With all the talk about inbound marketing and how it’s beginning to overshadow outbound marketing, we thought it would be a good idea to do a little review. For those who aren’t familiar with it, inbound marketing can seem mysterious and hard to define. How does one judge the success of inbound marketing? How is it measured? These things can throw people off and create uncertainty, which may discourage them from pushing forward with an inbound marketing campaign. In order to clear things up, here is what you need to know about inbound vs. outbound marketing.
This consists of many online channels like blogs, social media, web video, SEO, email and podcasting. Other forms of inbound marketing include word of mouth, public relations, referrals, and new stories. The defining quality of inbound marketing is that there are no media costs associated with it. Instead the cost comes from the creation of content. It is measured by web analytics programs like Google Analytics, which can track web surfer’s behavior. Using these programs you can see just how your inbound marketing channels bring in new leads and how those leads become customers.
All of the classic ways in which you envision advertising are what make up outbound marketing. This includes television commercials, print ads, billboards, radio, product placement, and endorsement deals. It also includes any online advertising that you pay for. All of these things can be expensive, but are relatively quick to put together. With outbound marketing you have total control over the process, from where the ads appear to how they look.
The Differences: Inbound vs.
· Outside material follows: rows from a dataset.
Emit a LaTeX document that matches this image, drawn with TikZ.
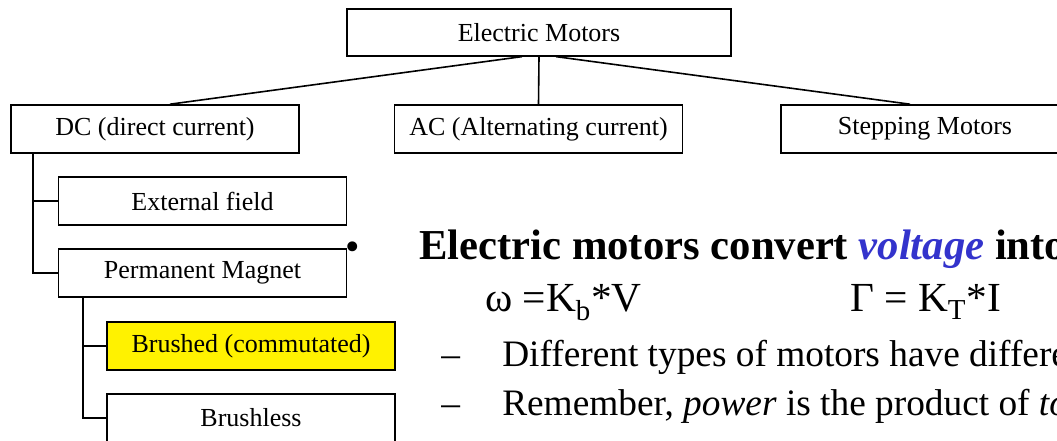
\documentclass[tikz,border=0pt]{standalone}
\usepackage{fontspec}
\setmainfont{Liberation Serif}
\usepackage{xcolor}
\usepackage{tikz}
\definecolor{voltblue}{RGB}{51,51,204}

\begin{document}
\begin{tikzpicture}[
  x=0.75pt, y=-0.75pt,
  kind/.style = {draw, line width=1.2pt, inner sep=0pt, font=\fontsize{19.5}{23}\selectfont, minimum width=216pt, minimum height=36pt},
  hilite/.style = {kind, fill=yellow},
  link/.style = {line width=1.2pt},
  body/.style = {anchor=base west, inner sep=0pt, font=\fontsize{28}{32}\selectfont},
  formula/.style = {body, font=\fontsize{31}{36}\selectfont},
]
\useasboundingbox (0,0) rectangle (1057,441);
\clip (0,0) rectangle (1057,441);
\node[kind, minimum width=288pt, minimum height=35pt] (em) at (539,32.5) {Electric Motors};
\node[kind] (dc) at (155,129) {DC (direct current)};
\node[kind] (ac) at (538.5,129) {AC (Alternating current)};
\node[kind] (stp) at (925,129) {Stepping Motors};
\node[kind] (ext) at (202.5,201) {External field};
\node[kind] (pm) at (202.5,273) {Permanent Magnet};
\node[hilite] (brd) at (251,346) {Brushed (commutated)};
\node[kind] (brl) at (251,418) {Brushless};
\draw[link] ([xshift=-12.75pt]em.south) -- ([xshift=11.25pt]dc.north);
\draw[link] (em.south) -- (ac.north);
\draw[link] ([xshift=12.75pt]em.south) -- ([xshift=-11.25pt]stp.north);
\draw[link] ([xshift=17.25pt]dc.south west) |- (ext.west);
\draw[link] ([xshift=17.25pt]dc.south west) |- (pm.west);
\draw[link] ([xshift=18.75pt]pm.south west) |- (brd.west);
\draw[link] ([xshift=18.75pt]pm.south west) |- (brl.west);
% text beside the tree
\node[formula, anchor=base] (dot) at (353,261) {•};
\node[body, font=\bfseries\fontsize{32}{36}\selectfont] (claim) at (419,260) {Electric motors convert \textcolor{voltblue}{\textit{voltage}} into};
\node[formula] (speed) at (485,312) {ω =K\textsubscript{b}*V};
\node[formula] (torque) at (850,312) {Γ = K\textsubscript{T}*I};
\node[body] (dash1) at (441,367) {–};
\node[body] (kinds) at (502,367) {Different types of motors have differe};
\node[body] (dash2) at (441,416) {–};
\node[body] (power) at (502,416) {Remember, \textit{power} is the product of \textit{to}};
\end{tikzpicture}
\end{document}
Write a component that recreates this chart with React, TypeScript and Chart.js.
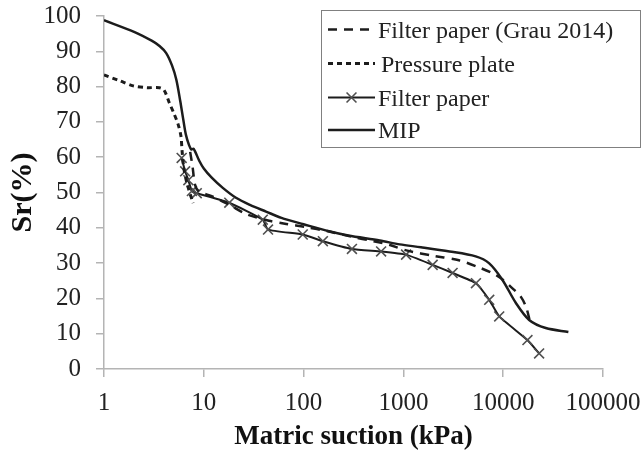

Outbound Marketing
- Inbound marketing costs less and brings in better quality leads.
- Outbound marketing is faster than inbound marketing.
- The effects of inbound marketing last longer than outbound. For example, a YouTube video can bring in business for years after it has been released.
- It is easier to predict the results of an outbound marketing campaign.
- Inbound marketing is especially effective if you are smaller business and don’t have a huge marketing budget.